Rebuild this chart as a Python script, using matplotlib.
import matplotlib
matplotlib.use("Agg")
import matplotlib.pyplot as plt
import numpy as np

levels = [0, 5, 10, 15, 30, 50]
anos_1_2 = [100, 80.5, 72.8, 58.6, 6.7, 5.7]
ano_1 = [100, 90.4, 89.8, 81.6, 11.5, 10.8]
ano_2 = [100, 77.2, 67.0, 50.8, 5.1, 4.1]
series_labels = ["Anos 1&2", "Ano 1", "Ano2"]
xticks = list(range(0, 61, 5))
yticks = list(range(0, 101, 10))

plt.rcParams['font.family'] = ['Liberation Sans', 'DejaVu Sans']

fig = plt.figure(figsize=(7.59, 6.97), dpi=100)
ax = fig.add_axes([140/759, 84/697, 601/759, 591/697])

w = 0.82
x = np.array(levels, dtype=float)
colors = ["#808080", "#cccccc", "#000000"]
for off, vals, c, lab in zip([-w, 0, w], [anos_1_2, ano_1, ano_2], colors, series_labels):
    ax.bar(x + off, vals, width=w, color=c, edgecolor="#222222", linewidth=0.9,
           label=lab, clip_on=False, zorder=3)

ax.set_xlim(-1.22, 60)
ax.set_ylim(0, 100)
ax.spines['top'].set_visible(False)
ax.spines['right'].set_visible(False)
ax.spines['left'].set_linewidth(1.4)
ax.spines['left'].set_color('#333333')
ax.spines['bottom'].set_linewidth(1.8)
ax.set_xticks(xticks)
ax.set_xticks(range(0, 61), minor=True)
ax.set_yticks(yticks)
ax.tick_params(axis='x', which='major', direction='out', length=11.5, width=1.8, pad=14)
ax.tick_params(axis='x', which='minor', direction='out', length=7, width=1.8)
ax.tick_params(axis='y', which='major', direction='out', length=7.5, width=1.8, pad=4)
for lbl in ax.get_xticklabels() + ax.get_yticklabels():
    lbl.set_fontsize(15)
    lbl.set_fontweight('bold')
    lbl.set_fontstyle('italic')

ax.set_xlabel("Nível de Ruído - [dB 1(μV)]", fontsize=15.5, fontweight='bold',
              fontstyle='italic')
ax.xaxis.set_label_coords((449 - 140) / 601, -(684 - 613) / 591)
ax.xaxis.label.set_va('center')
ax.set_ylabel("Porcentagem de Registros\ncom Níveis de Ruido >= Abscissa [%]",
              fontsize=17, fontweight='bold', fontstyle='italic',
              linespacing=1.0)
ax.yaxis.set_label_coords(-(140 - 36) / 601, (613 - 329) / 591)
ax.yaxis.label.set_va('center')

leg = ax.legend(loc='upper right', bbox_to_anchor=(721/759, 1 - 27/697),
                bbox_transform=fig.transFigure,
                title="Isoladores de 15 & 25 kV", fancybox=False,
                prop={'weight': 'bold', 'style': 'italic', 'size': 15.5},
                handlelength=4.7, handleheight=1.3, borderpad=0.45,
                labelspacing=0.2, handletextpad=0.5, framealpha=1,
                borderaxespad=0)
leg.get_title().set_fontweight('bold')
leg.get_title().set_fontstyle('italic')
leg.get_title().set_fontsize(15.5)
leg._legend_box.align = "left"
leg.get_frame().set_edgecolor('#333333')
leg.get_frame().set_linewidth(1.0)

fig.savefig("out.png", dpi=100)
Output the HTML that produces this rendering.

_WRITTEN REQUEST_. The lines from the top of the data above down to the line containing "ax = fig.add_axes([140/759, 84/697, 601/759, 591/697])" are to be copied exactly; no other line should appear.

_RESPONSE_.
Rebuild this chart as a Python script, using matplotlib.
import matplotlib
matplotlib.use("Agg")
import matplotlib.pyplot as plt
import numpy as np

levels = [0, 5, 10, 15, 30, 50]
anos_1_2 = [100, 80.5, 72.8, 58.6, 6.7, 5.7]
ano_1 = [100, 90.4, 89.8, 81.6, 11.5, 10.8]
ano_2 = [100, 77.2, 67.0, 50.8, 5.1, 4.1]
series_labels = ["Anos 1&2", "Ano 1", "Ano2"]
xticks = list(range(0, 61, 5))
yticks = list(range(0, 101, 10))

plt.rcParams['font.family'] = ['Liberation Sans', 'DejaVu Sans']

fig = plt.figure(figsize=(7.59, 6.97), dpi=100)
ax = fig.add_axes([140/759, 84/697, 601/759, 591/697])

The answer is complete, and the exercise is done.